Aside from the threat of constantly being beaten senseless in public for all to see, our friend could face many other tough social repercussions. In his office lobby waiting with coworkers for the elevator…as the doors open to let other people out, and his group begins to shuffle forward…he cuts in front of them so they all need to pull up to a full stop. Our friend jumps on just as the doors close, flipping the bird over his shoulder. Now they all know they work with a complete and total ARSOL, and the word gets around fast. He will be eating lunch alone for the rest of his career. And he can forget about that promotion.
Maybe he pulls that same ARSOL move just before a job interview. And, very soon afterwards, he’s looking across a desk at the cut-off victim, answering that famous interview question; “So, tell me about your greatest weakness.” Gulp. Gotta be honest. How best to answer the question? The ARSOL may have many weaknesses. But, the interviewer just witnessed a big one moments ago. Gotta fess up on that. No choice.
“Okay. My greatest weakness. Right. Well, you see I’ve got this passive-aggressive asshole streak whereby I make myself feel better by depriving others of their peace and space. But, I only do this when cloaked in anonymity and encased in the protective shell of my car. I’m basically a shallow coward who watches way too many action movies…I never really grew up…I’m a real selfish prick when I can get away with it…not exactly the team player you’re looking for…uh, but, crap, uh, then you already knew that…soooo…there’s no sense wasting any more of your time…I’ll be going now…oh, but first…sorry, do you validate parking? I need to escape your garage, get back behind the wheel…and continue my ARSOL rehabilitation. I’ve only been an ARSOL for two months. But, it feels like it’s been forever.”
It has been forever, buddy. It has been. You were an ARSOL long before that sticker was ever put on your car.

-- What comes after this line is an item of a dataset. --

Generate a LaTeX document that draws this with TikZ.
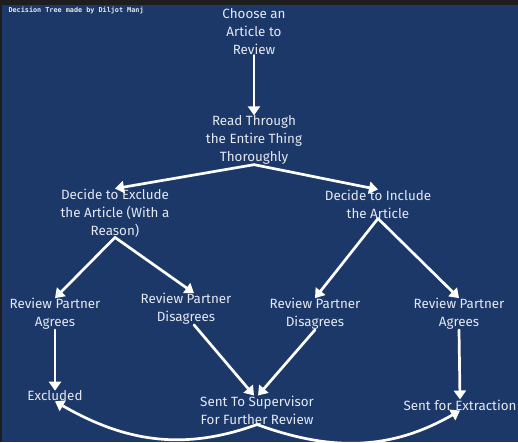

As the ARSOL skulks out of the office with his head down…past all the staff workers who now know what he’s all about…because the word has gotten around fast…they’re all mulling over the same thought: The fact that these ARSOL’s didn’t previously walk the way they drive suggests that fear of retribution was the only ingredient missing to cure them of their chronic ARSOLery. They just needed to be ripped out of their shell and exposed to the real fear of physical harm, public shame and loss of opportunity. The effect on these AROL’s is dramatic. Why had we never thought of this before? Thank goodness for the ARSOL program. Thank goodness it is here to stay. But just one question…why is the sentence only six months?